Modular reaction can build hundreds of unnatural amino acids

Researchers at the University of California, Santa Barbara, unveiled a new modular way to combine three mix-and-matchable molecular pieces into new amino acid derivatives using an engineered enzyme and an organic photocatalyst (Science 2025, DOI: 10.1126/science.adx2935).

This isn’t the first three-component reaction to use an enzyme, but it is notable for providing easy access to new chemical space for unnatural amino acids that could potentially be valuable in medicinal chemistry. “We can have very diverse products,” says Yang Yang, who led the work.

The new work builds upon Yang’s previous work orchestrating two-component reactions using engineered pyridoxal phosphate (PLP)–dependent enzymes in tandem with a photocatalyst to stereoselectively modify amino acids.

This expanded version of the reaction brings together a boronate radical source, an unsaturated carbonyl or nitrile radical acceptor, and an amino acid (the researchers used mainly aspartic acid).
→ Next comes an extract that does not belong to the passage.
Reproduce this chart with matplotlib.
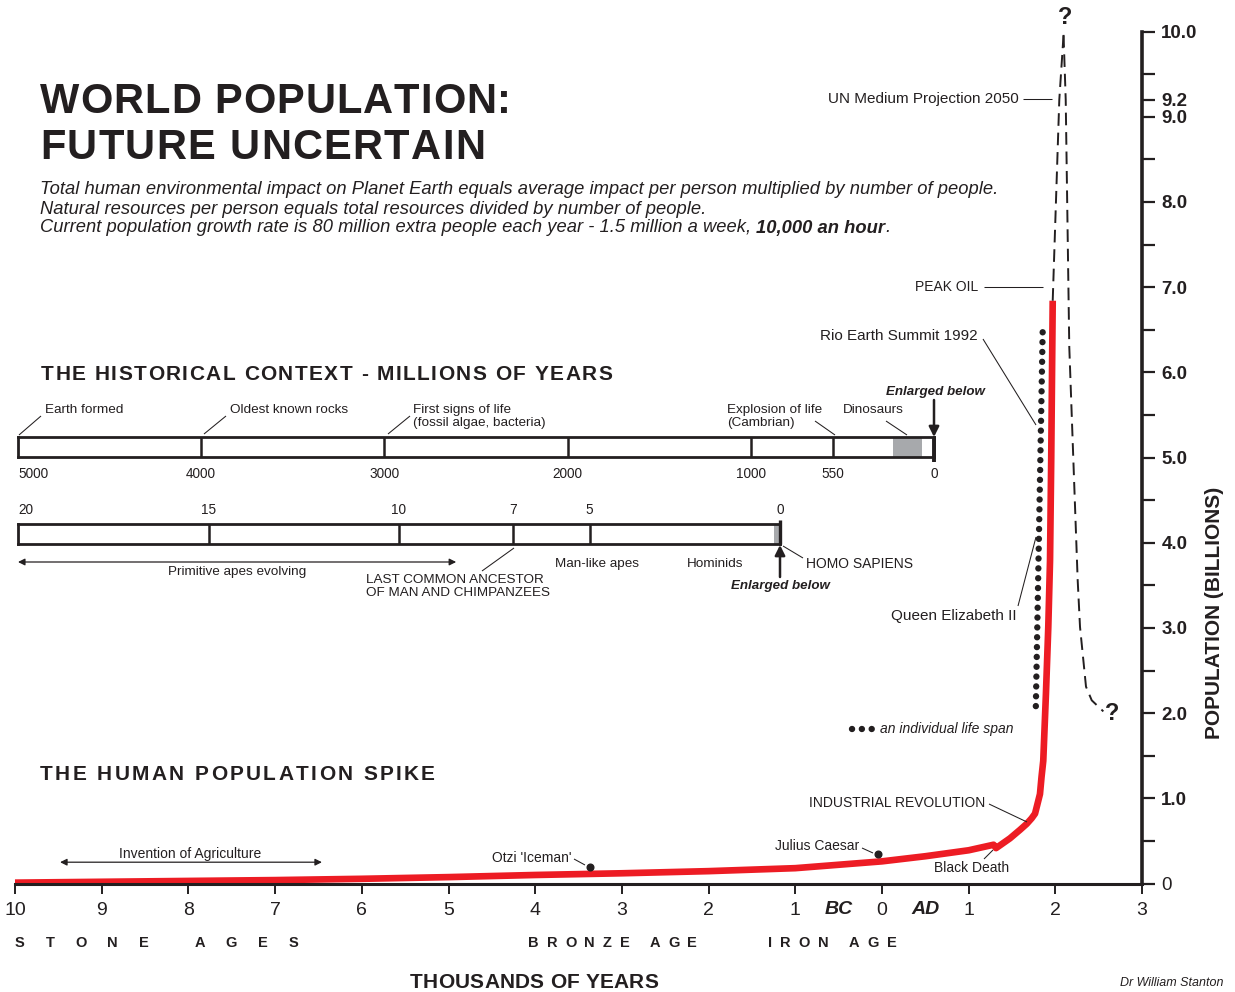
import matplotlib
matplotlib.use('Agg')
import matplotlib.pyplot as plt
from matplotlib.font_manager import FontProperties, findfont, get_font
from matplotlib.transforms import blended_transform_factory

# ---------------- data ----------------
# main chart: x in thousands of years (negative = BC), y in billions of people
pop_years = [-10.0, -9.0, -8.0, -7.0, -6.0, -5.0, -4.0, -3.0, -2.0, -1.0, 0.0, 0.5,
             1.0, 1.287, 1.315, 1.476, 1.592, 1.669, 1.726, 1.765, 1.79, 1.822,
             1.84, 1.86, 1.891, 1.918, 1.938, 1.952, 1.969]
pop_billions = [0.01, 0.02, 0.03, 0.04, 0.055, 0.075, 0.10, 0.12, 0.145, 0.18, 0.26, 0.32,
                0.39, 0.455, 0.415, 0.53, 0.63, 0.70, 0.765, 0.82, 0.92, 1.05,
                1.25, 1.44, 2.23, 3.01, 3.79, 5.0, 6.84]

proj_up_years = [1.969, 2.045, 2.094]
proj_up_pop = [6.84, 9.2, 9.96]
proj_down_years = [2.094, 2.119, 2.160, 2.257, 2.284, 2.353, 2.419, 2.553]
proj_down_pop = [9.96, 9.2, 6.30, 3.56, 3.01, 2.31, 2.15, 2.02]

lifespan_years = [1.853, 1.773]
lifespan_pop = [6.47, 2.0]

event_names = ["Otzi 'Iceman'", "Julius Caesar"]
event_years = [-3.37, -0.044]
event_pop = [0.19, 0.35]

agriculture_years = [-9.48, -6.46]
agriculture_pop = 0.25

x_ticks = [-10, -9, -8, -7, -6, -5, -4, -3, -2, -1, 0, 1, 2, 3]
x_tick_labels = ['10', '9', '8', '7', '6', '5', '4', '3', '2', '1', '0', '1', '2', '3']
y_ticks = [0, 0.5, 1, 1.5, 2, 2.5, 3, 3.5, 4, 4.5, 5, 5.5, 6, 6.5, 7, 7.5, 8, 8.5,
           9, 9.2, 9.5, 10]
y_tick_labels = ['0', '', '1.0', '', '2.0', '', '3.0', '', '4.0', '', '5.0', '', '6.0', '',
                 '7.0', '', '8.0', '', '9.0', '9.2', '', '10.0']
era_labels = ['BC', 'AD']
era_years = [-0.5, 0.5]

# historical context bars (millions of years ago)
deep_time_ticks = [5000, 4000, 3000, 2000, 1000, 550, 0]
deep_time_labels = ['5000', '4000', '3000', '2000', '1000', '550', '0']
dinosaur_span = [225, 65]
ape_ticks = [20, 15, 10, 7, 5, 0]
ape_labels = ['20', '15', '10', '7', '5', '0']
homo_span = [0.15, 0]
primitive_apes_span = [20, 8.5]

# ---------------- style ----------------
W, H, DPI = 1235, 992, 100
FONT = 'Liberation Sans'
INK = '#231f20'
RED = '#ed1c24'
GREY = '#a7a9ac'
plt.rcParams['font.family'] = [FONT, 'DejaVu Sans']
plt.rcParams['text.color'] = INK
plt.rcParams['xtick.color'] = INK
plt.rcParams['ytick.color'] = INK

fig = plt.figure(figsize=(W / DPI, H / DPI), dpi=DPI, facecolor='white')

# main axes mapped over whole figure
X0_PX, X_PER = 15.0, 86.7
Y0_PX, Y_PER = 883.5, 85.2
ax = fig.add_axes([0, 0, 1, 1], zorder=1)
ax.set_xlim(-10 - X0_PX / X_PER, -10 + (W - X0_PX) / X_PER)
ax.set_ylim(-(H - Y0_PX) / Y_PER, Y0_PX / Y_PER)
ax.patch.set_visible(False)
ax.spines['top'].set_visible(False)
ax.spines['left'].set_visible(False)
ax.spines['bottom'].set_position(('data', 0))
ax.spines['bottom'].set_bounds(-10, 3)
ax.spines['bottom'].set_linewidth(2.2)
ax.spines['right'].set_position(('data', 3))
ax.spines['right'].set_bounds(0, 10)
ax.spines['right'].set_linewidth(2.6)
for sp in ax.spines.values():
    sp.set_color(INK)
ax.yaxis.set_ticks_position('right')
ax.xaxis.set_ticks_position('bottom')
ax.set_xticks(x_ticks, x_tick_labels)
ax.set_yticks(y_ticks, y_tick_labels)
ax.tick_params(axis='x', direction='out', length=7, width=1.4, pad=6.5, labelsize=14)
ax.tick_params(axis='y', direction='out', length=9.5, width=1.6, pad=4.3, labelsize=13.5)
for tk in ax.yaxis.get_major_ticks():
    tk.label2.set_fontweight('normal' if tk.label2.get_text() == '0' else 'bold')

ax.plot(pop_years, pop_billions, color=RED, lw=4.8, solid_capstyle='butt',
        solid_joinstyle='round', zorder=2)
ax.plot(proj_up_years, proj_up_pop, color=INK, lw=1.4, ls=(0, (6.5, 3.5)), zorder=2)
ax.plot(proj_down_years, proj_down_pop, color=INK, lw=1.4, ls=(0, (6.5, 3.5)), zorder=2)
ax.plot(lifespan_years, lifespan_pop, color=INK, lw=4.6, ls=(0, (0.01, 1.53)),
        dash_capstyle='round', zorder=2)
ax.plot(event_years, event_pop, 'o', ms=4.8, color=INK, ls='none', zorder=3)
ax.annotate('', xy=(agriculture_years[1], agriculture_pop),
            xytext=(agriculture_years[0], agriculture_pop),
            arrowprops=dict(arrowstyle='<|-|>', lw=0.9, color=INK, mutation_scale=10,
                            shrinkA=0, shrinkB=0))

# ---------------- timeline bars ----------------
def timeline(left, right, top, bottom, xmax):
    a = fig.add_axes([left / W, 1 - bottom / H, (right - left) / W, (bottom - top) / H], zorder=2)
    a.set_xlim(xmax, 0)
    a.set_ylim(0, 1)
    a.set_yticks([])
    for sp in a.spines.values():
        sp.set_linewidth(2.0)
        sp.set_color(INK)
    return a

ax1 = timeline(18, 934, 437, 457, 5000)
ax1.axvspan(dinosaur_span[0], dinosaur_span[1], color=GREY, lw=0)
ax1.vlines(deep_time_ticks[1:-1], 0, 1, color=INK, lw=1.8)
ax1.vlines([deep_time_ticks[-1]], -0.25, 1, color=INK, lw=2.8, clip_on=False)
ax1.set_xticks(deep_time_ticks, deep_time_labels)
ax1.tick_params(axis='x', length=0, pad=7.5, labelsize=9.8)
ax1.get_xticklabels()[0].set_ha('left')

ax2 = timeline(18, 780, 524, 544, 20)
ax2.axvspan(homo_span[0], homo_span[1], color=GREY, lw=0)
ax2.vlines(ape_ticks[1:-1], 0, 1, color=INK, lw=1.8)
ax2.vlines([ape_ticks[-1]], 0, 1.2, color=INK, lw=2.4, clip_on=False)
ax2.xaxis.tick_top()
ax2.set_xticks(ape_ticks, ape_labels)
ax2.tick_params(axis='x', length=0, pad=5, labelsize=9.8)
ax2.get_xticklabels()[0].set_ha('left')
ax2.annotate('', xy=(primitive_apes_span[1], -0.9), xytext=(primitive_apes_span[0], -0.9),
             arrowprops=dict(arrowstyle='<|-|>', lw=0.9, color=INK, mutation_scale=10,
                             shrinkA=0, shrinkB=0), annotation_clip=False)

# ---------------- pixel overlay for texts ----------------
axp = fig.add_axes([0, 0, 1, 1], zorder=3)
axp.set_xlim(0, W)
axp.set_ylim(H, 0)
axp.axis('off')

renderer = fig.canvas.get_renderer()


def text_w(s, prop):
    w, h, d = renderer.get_text_width_height_descent(s, prop, ismath=False)
    return w


def advances(s, prop):
    try:
        font = get_font(findfont(prop))
        font.set_size(prop.get_size_in_points(), DPI)
        out = []
        for ch in s:
            g = font.load_char(ord(ch))
            out.append(g.linearHoriAdvance / 65536.0)
        return out
    except Exception:
        return [text_w(ch, prop) if ch != ' ' else text_w('a a', prop) - text_w('aa', prop)
                for ch in s]


def tracked(x, y_base, s, size, width, weight='bold', style='normal'):
    prop = FontProperties(family=FONT, size=size, weight=weight, style=style)
    adv = advances(s, prop)
    track = (width - sum(adv)) / max(len(s) - 1, 1)
    cx = x
    for ch, a in zip(s, adv):
        if ch != ' ':
            axp.text(cx, y_base, ch, fontproperties=prop, ha='left', va='baseline', color=INK)
        cx += a + track
    return cx


def T(x, y, s, size=10, ha='left', va='center', weight='normal', style='normal', **kw):
    return axp.text(x, y, s, fontsize=size, ha=ha, va=va, fontweight=weight,
                    fontstyle=style, color=INK, **kw)


def L(x0, y0, x1, y1, lw=0.75):
    axp.plot([x0, x1], [y0, y1], color=INK, lw=lw, solid_capstyle='butt')


# titles
tracked(40, 113, 'WORLD POPULATION:', 30, 471)
tracked(40, 159, 'FUTURE UNCERTAIN', 30, 445)
tracked(41, 379.5, 'THE HISTORICAL CONTEXT - MILLIONS OF YEARS', 15, 571)
tracked(40, 780.5, 'THE HUMAN POPULATION SPIKE', 15, 395)

# italic paragraph
line1 = 'Total human environmental impact on Planet Earth equals average impact per person multiplied by number of people.'
line2 = 'Natural resources per person equals total resources divided by number of people.'
line3a = 'Current population growth rate is 80 million extra people each year - 1.5 million a week,'
line3b = '10,000 an hour'
p12 = FontProperties(family=FONT, size=12, style='italic')
psize = 12 * 954 / text_w(line1, p12)
pit = FontProperties(family=FONT, size=psize, style='italic')
pbi = FontProperties(family=FONT, size=psize, style='italic', weight='bold')
axp.text(40, 194.5, line1, fontproperties=pit, va='baseline', color=INK)
axp.text(40, 213.5, line2, fontproperties=pit, va='baseline', color=INK)
axp.text(40, 232.5, line3a, fontproperties=pit, va='baseline', color=INK)
sp_w = text_w('a a', pit) - text_w('aa', pit)
x3 = 40 + text_w(line3a, pit) + sp_w
axp.text(x3, 232.5, line3b, fontproperties=pbi, va='baseline', color=INK)
axp.text(x3 + text_w(line3b, pbi) + 0.5, 232.5, '.', fontproperties=pit, va='baseline', color=INK)

# historical context labels
TS = 9.7
T(45, 410, 'Earth formed', TS); L(19, 435, 41, 416)
T(230, 410, 'Oldest known rocks', TS); L(204, 434, 226, 416)
T(413, 410, 'First signs of life', TS); T(413, 423, '(fossil algae, bacteria)', TS); L(388, 434, 410, 416)
T(727, 410, 'Explosion of life', TS); T(727, 423, '(Cambrian)', TS); L(815, 421, 835, 435)
T(843, 410, 'Dinosaurs', TS); L(886, 421, 907, 435)
T(935, 392, 'Enlarged below', 9.6, ha='center', weight='bold', style='italic')
axp.annotate('', xy=(934, 437), xytext=(934, 400),
             arrowprops=dict(arrowstyle='-|>', color=INK, lw=1.8, mutation_scale=15,
                             shrinkA=0, shrinkB=0))

T(237, 572, 'Primitive apes evolving', TS, ha='center')
T(366, 580, 'LAST COMMON ANCESTOR', TS); T(366, 593, 'OF MAN AND CHIMPANZEES', TS)
L(482, 571, 514, 548)
T(555, 564, 'Man-like apes', TS)
T(687, 564, 'Hominids', TS)
T(806, 564, 'HOMO SAPIENS', 10); L(783, 546, 803, 558)
axp.annotate('', xy=(780, 545), xytext=(780, 577),
             arrowprops=dict(arrowstyle='-|>', color=INK, lw=1.8, mutation_scale=15,
                             shrinkA=0, shrinkB=0))
T(780, 586, 'Enlarged below', 9.6, ha='center', weight='bold', style='italic')

# main chart labels
T(1019, 99, 'UN Medium Projection 2050', 11, ha='right'); L(1023, 99, 1052, 99)
T(978, 287, 'PEAK OIL', 10, ha='right'); L(984, 287, 1043, 287)
T(978, 336, 'Rio Earth Summit 1992', 11, ha='right'); L(983, 339, 1036, 425)
T(1017, 616, 'Queen Elizabeth II', 11, ha='right'); L(1018, 606, 1036, 537)
axp.plot([852, 872], [729, 729], color=INK, lw=4.6, ls=(0, (0.01, 1.53)), dash_capstyle='round')
T(880, 729, 'an individual life span', 10, style='italic')
T(985, 803, 'INDUSTRIAL REVOLUTION', 10, ha='right'); L(989, 804, 1027, 822)
T(859, 846, event_names[1], 10, ha='right'); L(862, 848, 873, 853)
T(934, 868, 'Black Death', 10); L(984, 859, 993, 850)
T(571, 858, event_names[0], 10, ha='right'); L(574, 859, 585, 865)
T(190, 854, 'Invention of Agriculture', 10, ha='center')
T(1065, 18, '?', 17, ha='center', weight='bold')
T(1112, 713, '?', 17, ha='center', weight='bold')

# era labels under axis
bt = blended_transform_factory(ax.transData, axp.transData)
for lab, xv in zip(era_labels, era_years):
    ax.text(xv, 909, lab, transform=bt, fontsize=14, fontweight='bold', fontstyle='italic',
            ha='center', va='center', color=INK)

tracked(15, 947, 'STONE AGES', 10.5, 283)
tracked(528, 947, 'BRONZE AGE', 10.5, 169)
tracked(768, 947, 'IRON AGE', 10.5, 129)
tracked(410, 988, 'THOUSANDS OF YEARS', 15, 248)

T(1215, 613, 'POPULATION (BILLIONS)', 15, ha='center', weight='bold', rotation=90)
T(1223, 983, 'Dr William Stanton', 9, ha='right', style='italic')

fig.savefig('out.png', dpi=DPI, facecolor='white')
It can generate six possible product types, most of them cyclic, depending on the structure of the radical acceptor piece and the reaction conditions.

The researchers demonstrated their method’s powers of stereochemical discernment with several experiments. For example, when they started with a mixture of four β-methyl aspartic acid stereoisomers, only one successfully underwent a reaction. They also used the reaction in what’s called a parallel kinetic resolution, in which each stereoisomer of a key intermediate makes a different product.

To test the method’s combinatorial potential, the researchers mixed and matched 10 boronates with 10 carbonyls and nitriles, half of which hadn’t been tried in initial studies of the reaction scope. They found that all but one of the 100 possible combinations showed some degree of reactivity with at least one of the four enzymes they tried. “This level of synthetic versatility is fairly rare in enzymatic reactions,” Yang says.

Biocatalysis researcher Xiongyi Huang of Johns Hopkins University, who was not involved in the work, says it “opens access to a whole new chemical space for nonnatural amino acids.” Robert Phillips of the University of Georgia, a specialist in PLP-dependent enzymes, says it is a “brilliant extension of [Yang’s] previous work.”

Yang and coworkers have filed a patent for the reaction. He says they are in talks with a couple of pharmaceutical companies about collaborating to use their enzymes for drug discovery. Meanwhile, the team is continuing to work on devising new complexity-generating biocatalytic reactions.